If you’ve read any of my other blogs, you might know that I started IR photography as a spinoff of my astrophotography. Both of these types of photography have some similarities. First, most cameras need to be modified to shoot IR photos. For the exact same reason, you’ll need to modify your camera to shoot nebula-type astrophotography. This is needed because the internal UV/IR cut filter blocks the both the IR light for IR photography and the H-alpha light for shooting nebula (See my astrophotography series for more details).
When I first got started with astrophotography, I modified a canon 300D (Digital Rebel) with a full spectrum modification. I figured it would be the most flexible. Six years later, I still feel that way. I like the full spectrum modification as I can shoot astro, or any flavor of IR. by adding an original white balance filter allows me to use the camera for regular color photography.
The biggest drawback of a full spectrum modified camera is the need for external filters. These block the light that would normally pass through the viewfinder. Lifepixel calibrates their IR modified cameras for autofocus. But when shooting IR with a full spectrum mod, you loose the use of the viewfinder.
When shooting the 300D, I would compose, focus and prepare the shot with the filter removed. I’d then screw on the filter and set the lens to the higher f/numbers and shoot. It was sort a crap shoot whether or not I’d get what I wanted. It did work and I shot many photos like this. One of my all-time favorites was shot with the 300D, using this technique.
I was enjoying shooting IR and wanted a better way to compose and focus my images. So my second modified camera was a Canon 40D, also modified for full spectrum. It was one of the first DSLR’s that had a live-view option. I found that this was the key to effectively using a full spectrum camera. Since the camera is modified, it sees right through the externally mounted IR filter. So live-view works quite normally. I used this camera for several years before upgrading to a slightly higher resolution Canon 50D. This camera also had a better live-view LCD, which made focusing much easier. Then I finally bought and modified a full frame Canon 5D Mk II. All my cameras were modified with a full spectrum modification.
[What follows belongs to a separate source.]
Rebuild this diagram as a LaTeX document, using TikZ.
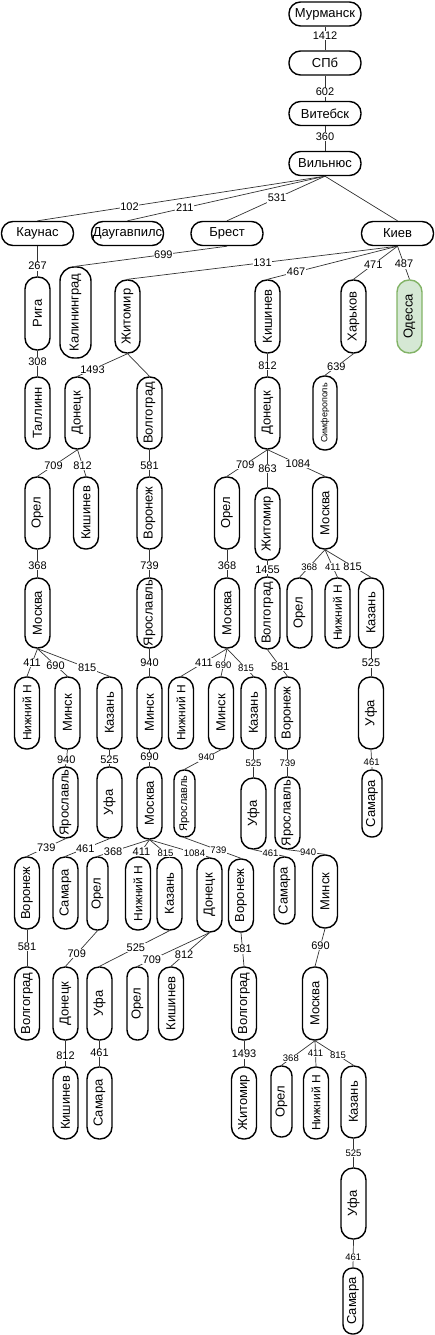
\documentclass[tikz,border=0pt]{standalone}
\usepackage{fontspec}
\setmainfont{Liberation Sans}
\newcommand\fsz[1]{\fontsize{#1}{#1}\selectfont}
\tikzset{
  x=1pt, y=-1pt,
  hbox/.style={draw=black, line width=1.4pt, rounded corners=11.5pt, minimum width=72pt, minimum height=24pt, inner sep=0pt, font=\fsz{13}},
  vbox/.style={draw=black, line width=1.4pt, rounded corners=12pt, minimum width=25pt, inner sep=0pt, font=\fsz{13}},
  narrow/.style={minimum width=21pt, rounded corners=10pt},
  green/.style={draw={rgb,255:red,130;green,179;blue,102}, fill={rgb,255:red,213;green,232;blue,212}},
  lbl/.style={fill=white, inner sep=0.6pt, font=\fsz{11}},
  slbl/.style={fill=white, inner sep=0.6pt, font=\fsz{9.5}},
  edge/.style={draw=black!80, line width=0.7pt}
}
% \vn[opts]{name}{cx,cy}{height}{text}
\newcommand\vn[5][]{\node[vbox, minimum height=#4pt, #1] (#2) at (#3) {\rotatebox{90}{#5}};}
\begin{document}
\begin{tikzpicture}
\useasboundingbox (0,0) rectangle (434,1335);
% horizontal nodes
\node[hbox] (murm) at (325,14) {Мурманск};
\node[hbox] (spb) at (325,63) {СПб};
\node[hbox] (vit) at (325,113.5) {Витебск};
\node[hbox] (viln) at (325,163.5) {Вильнюс};
\node[hbox] (kaun) at (37.5,233.5) {Каунас};
\node[hbox] (daug) at (127.5,233.5) {Даугавпилс};
\node[hbox] (brest) at (227,233.5) {Брест};
\node[hbox] (kiev) at (397.5,233.5) {Киев};
% row 2
\vn{riga}{37.5,313.5}{73}{Рига}
\vn[minimum width=31pt, rounded corners=14pt]{kalin}{75.5,312.5}{91}{Калининград}
\vn{zhit1}{127.5,316.5}{73}{Житомир}
\vn{kish1}{267.5,316.5}{73}{Кишинев}
\vn{khar}{353.5,316.5}{73}{Харьков}
\vn[green]{odes}{409.5,316.5}{73}{Одесса}
% row 3
\vn{tall}{37.5,413}{72}{Таллинн}
\vn{don1}{77.5,413}{72}{Донецк}
\vn{volg1}{149.5,413}{72}{Волгоград}
\vn{don2}{267.5,413}{72}{Донецк}
\vn[minimum width=24pt, rounded corners=11.5pt, font=\fsz{9}]{simf}{325,413}{74}{Симферополь}
% row 4
\vn{orel1}{37.5,513}{72}{Орел}
\vn{kish2}{86,513}{72}{Кишинев}
\vn{vor1}{149.5,513}{72}{Воронеж}
\vn{orel2}{227,513}{72}{Орел}
\vn{zhit2}{267.5,524}{72}{Житомир}
\vn{mosk1}{325,513}{72}{Москва}
% row 5
\vn{mosk2}{37.5,613}{70}{Москва}
\vn{yar1}{149.5,613}{70}{Ярославль}
\vn{mosk3}{227,613}{70}{Москва}
\vn{volg2}{267.5,613}{72}{Волгоград}
\vn{orel3}{299.5,613}{70}{Орел}
\vn[font=\fsz{12}]{nn1}{337.5,613}{70}{Нижний Н}
\vn{kaz1}{371,613}{70}{Казань}
% row 6
\vn[font=\fsz{12}]{nn2}{27,713}{72}{Нижний Н}
\vn{minsk1}{67.5,713}{72}{Минск}
\vn{kaz2}{109.5,713}{72}{Казань}
\vn{minsk2}{149.5,713}{72}{Минск}
\vn[font=\fsz{12}]{nn3}{181,713}{72}{Нижний Н}
\vn{minsk3}{221,713}{72}{Минск}
\vn{kaz3}{253.5,713}{72}{Казань}
\vn{vor2}{287.5,713}{72}{Воронеж}
\vn{ufa1}{371,713}{72}{Уфа}
% row 7
\vn{yar2}{65.5,802.5}{71}{Ярославль}
\vn{ufa2}{109.5,802.5}{71}{Уфа}
\vn{mosk4}{149.5,803}{72}{Москва}
\vn[narrow, font=\fsz{11}]{yar3}{184.5,803.5}{67}{Ярославль}
\vn{ufa3}{253.5,813.5}{71}{Уфа}
\vn{yar4}{287.5,813}{72}{Ярославль}
\vn[narrow, minimum width=20pt, rounded corners=9.5pt]{sam1}{372,803.5}{67}{Самара}
% row 8
\vn{vor3}{27,893}{72}{Воронеж}
\vn{sam2}{65.5,893}{72}{Самара}
\vn[narrow]{orel4}{97.5,893.5}{73}{Орел}
\vn[font=\fsz{12}]{nn4}{138,893.5}{73}{Нижний Н}
\vn{kaz4}{169.5,893.5}{73}{Казань}
\vn{don3}{209.5,895}{74}{Донецк}
\vn{vor4}{241,895.5}{73}{Воронеж}
\vn[narrow]{sam3}{284.5,890.5}{67}{Самара}
\vn{minsk4}{325,891.5}{73}{Минск}
% row 9
\vn{volg3}{27,1003.5}{73}{Волгоград}
\vn{don4}{65.5,1003.5}{73}{Донецк}
\vn{ufa4}{99.5,1003.5}{73}{Уфа}
\vn[narrow]{orel5}{137.5,1003.5}{73}{Орел}
\vn{kish3}{171,1003.5}{73}{Кишинев}
\vn{volg4}{244,1003.5}{73}{Волгоград}
\vn{mosk5}{315,1003.5}{73}{Москва}
% row 10
\vn{kish4}{65.5,1103}{72}{Кишинев}
\vn{sam4}{99.5,1103}{72}{Самара}
\vn{zhit3}{244,1103}{72}{Житомир}
\vn[narrow]{orel6}{281.5,1101.5}{71}{Орел}
\vn[font=\fsz{12}]{nn5}{316,1103}{72}{Нижний Н}
\vn{kaz5}{353.5,1102}{72}{Казань}
% rows 11-12
\vn{ufa5}{353.5,1203.5}{71}{Уфа}
\vn[narrow, minimum width=20pt, rounded corners=9.5pt]{sam5}{353,1301}{66}{Самара}
% edges
\draw[edge] (murm.south) -- node[lbl,pos=.36]{1412} (spb.north);
\draw[edge] (spb.south) -- node[lbl,pos=.65]{602} (vit.north);
\draw[edge] (vit.south) -- node[lbl,pos=.42]{360} (viln.north);
\draw[edge] (viln.south) -- node[lbl,pos=.68]{102} (kaun.north);
\draw[edge] (viln.south) -- node[lbl,pos=.71]{211} (daug.north);
\draw[edge] (viln.south) -- node[lbl,pos=.49]{531} (brest.north);
\draw[edge] (viln.south) -- (kiev.north);
\draw[edge] (kaun.south) -- node[lbl,pos=.66]{267} (riga.north);
\draw[edge] (brest.south) -- node[lbl,pos=.42]{699} (kalin.north);
\draw[edge] (kiev.south) -- node[lbl,pos=.50]{131} (zhit1.north);
\draw[edge] (kiev.south) -- node[lbl,pos=.78]{467} (kish1.north);
\draw[edge] (kiev.south) -- node[lbl,pos=.55]{471} (khar.north);
\draw[edge] (kiev.south) -- node[lbl,pos=.54]{487} (odes.north);
\draw[edge] (riga.south) -- node[lbl,pos=.44]{308} (tall.north);
\draw[edge] (zhit1.south) -- node[lbl,pos=.7]{1493} (don1.north);
\draw[edge] (zhit1.south) -- (volg1.north);
\draw[edge] (kish1.south) -- node[lbl,pos=.54]{812} (don2.north);
\draw[edge] (khar.south) -- node[lbl,pos=.6]{639} (simf.north);
\draw[edge] (don1.south) -- node[lbl,pos=.6]{709} (orel1.north);
\draw[edge] (don1.south) -- node[lbl,pos=.6]{812} (kish2.north);
\draw[edge] (volg1.south) -- node[lbl,pos=.6]{581} (vor1.north);
\draw[edge] (don2.south) -- node[lbl,pos=.55]{709} (orel2.north);
\draw[edge] (don2.south) -- node[lbl,pos=.51]{863} (zhit2.north);
\draw[edge] (don2.south) -- node[lbl,pos=.53]{1084} (mosk1.north);
\draw[edge] (orel1.south) -- node[lbl,pos=.59]{368} (mosk2.north);
\draw[edge] (vor1.south) -- node[lbl,pos=.59]{739} (yar1.north);
\draw[edge] (orel2.south) -- node[lbl,pos=.59]{368} (mosk3.north);
\draw[edge] (zhit2.south) -- node[lbl,pos=.59]{1455} (volg2.north);
\draw[edge] (mosk1.south) -- node[slbl,pos=.62]{368} (orel3.north);
\draw[edge] (mosk1.south) -- node[slbl,pos=.62]{411} (nn1.north);
\draw[edge] (mosk1.south) -- node[lbl,pos=.6]{815} (kaz1.north);
\draw[edge] (mosk2.south) -- node[lbl,pos=.52]{411} (nn2.north);
\draw[edge] (mosk2.south) -- node[lbl,pos=.6]{690} (minsk1.north);
\draw[edge] (mosk2.south) -- node[lbl,pos=.69]{815} (kaz2.north);
\draw[edge] (yar1.south) -- node[lbl,pos=.52]{940} (minsk2.north);
\draw[edge] (mosk3.south) -- node[lbl,pos=.5]{411} (nn3.north);
\draw[edge] (mosk3.south) -- node[slbl,pos=.6]{690} (minsk3.north);
\draw[edge] (mosk3.south) -- node[slbl,pos=.72]{815} (kaz3.north);
\draw[edge] (volg2.south) -- node[lbl,pos=.64]{581} (vor2.north);
\draw[edge] (kaz1.south) -- node[lbl,pos=.52]{525} (ufa1.north);
\draw[edge] (minsk1.south) -- node[lbl,pos=.6]{940} (yar2.north);
\draw[edge] (kaz2.south) -- node[lbl,pos=.6]{525} (ufa2.north);
\draw[edge] (minsk2.south) -- node[lbl,pos=.45]{690} (mosk4.north);
\draw[edge] (minsk3.south) -- node[slbl,pos=.4]{940} (yar3.north);
\draw[edge] (kaz3.south) -- node[slbl,pos=.48]{525} (ufa3.north);
\draw[edge] (vor2.south) -- node[slbl,pos=.5]{739} (yar4.north);
\draw[edge] (ufa1.south) -- node[slbl,pos=.66]{461} (sam1.north);
\draw[edge] (yar2.south) -- node[lbl,pos=.5]{739} (vor3.north);
\draw[edge] (ufa2.south) -- node[lbl,pos=.55]{461} (sam2.north);
\draw[edge] (mosk4.south) -- node[lbl,pos=.7]{368} (orel4.north);
\draw[edge] (mosk4.south) -- node[lbl,pos=.7]{411} (nn4.north);
\draw[edge] (mosk4.south) -- node[slbl,pos=.8]{815} (kaz4.north);
\draw[edge] (mosk4.south) -- node[slbl,pos=.75]{1084} (don3.north);
\draw[edge] (yar3.south) -- node[slbl,pos=.6]{739} (vor4.north);
\draw[edge] (ufa3.south) -- node[slbl,pos=.55]{461} (sam3.north);
\draw[edge] (yar4.south) -- node[slbl,pos=.55]{940} (minsk4.north);
\draw[edge] (vor3.south) -- node[lbl,pos=.47]{581} (volg3.north);
\draw[edge] (orel4.south) -- node[lbl,pos=.65]{709} (don4.north);
\draw[edge] (kaz4.south) -- node[lbl,pos=.48]{525} (ufa4.north);
\draw[edge] (don3.south) -- node[lbl,pos=.8]{709} (orel5.north);
\draw[edge] (don3.south) -- node[lbl,pos=.66]{812} (kish3.north);
\draw[edge] (vor4.south) -- node[lbl,pos=.49]{581} (volg4.north);
\draw[edge] (minsk4.south) -- node[lbl,pos=.45]{690} (mosk5.north);
\draw[edge] (don4.south) -- node[lbl,pos=.6]{812} (kish4.north);
\draw[edge] (ufa4.south) -- node[lbl,pos=.48]{461} (sam4.north);
\draw[edge] (volg4.south) -- node[lbl,pos=.52]{1493} (zhit3.north);
\draw[edge] (mosk5.south) -- node[slbl,pos=.72]{368} (orel6.north);
\draw[edge] (mosk5.south) -- node[slbl,pos=.5]{411} (nn5.north);
\draw[edge] (mosk5.south) -- node[slbl,pos=.6]{815} (kaz5.north);
\draw[edge] (kaz5.south) -- node[slbl,pos=.5]{525} (ufa5.north);
\draw[edge] (ufa5.south) -- node[slbl,pos=.62]{461} (sam5.north);
\end{tikzpicture}
\end{document}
When you shoot IR with live-view, you can see the scene just as the camera sees it. After all, it’s the main sensor shooting this live-view image. I found that shooting with a green white balance gives the images in the live-view window a more appealing color. It is much easier to compose and focus. Having a custom white balance also makes the post-processing easier.
This is typical of what you’ll see on the camera’s LCD if you shoot without a CWB.
This is the same shot with a Green CWB frame and the camera set to use this frame for CWB.
The biggest problem for me was being able to see the LCD screen, while shooting in the bright daylight hours. I tried shading the camera with a black cloth draped over the camera. But this was pretty tedious and uncomfortable. So I bought a Hoodman loupe and never looked back. This allows you to see the LCD very clearly. On many cameras you can also zoom live view, which will further improve your focusing with the loupe.
Keep in mind that using the LCD for composing and focusing will consume more power than viewfinder methods. So be sure to carry an extra battery or two. Alternatively, if you use a battery grip you’ll have longer sessions before a battery change is needed. This comes at the expense of portability.
The camera & loupe can be a handful to manage if you’re doing hand-held shots. So I resolved myself long ago to shooting with a tripod. I made a custom tripod which is a little more compact and works perfectly for my IR set-up. But nearly any tripod will work, as long as it is stable.
Focusing an IR modified camera can be a challenge. So I thought it might be worth reviewing this topic again. With a little kit and a little practice, focusing becomes an after thought allowing you to concentrate on the other aspects of getting a great image. You don’t have to have a full spectrum modified camera to use this technique. But you should use this technique if you have a full spectrum modified camera. Practice, have fun and happy shooting.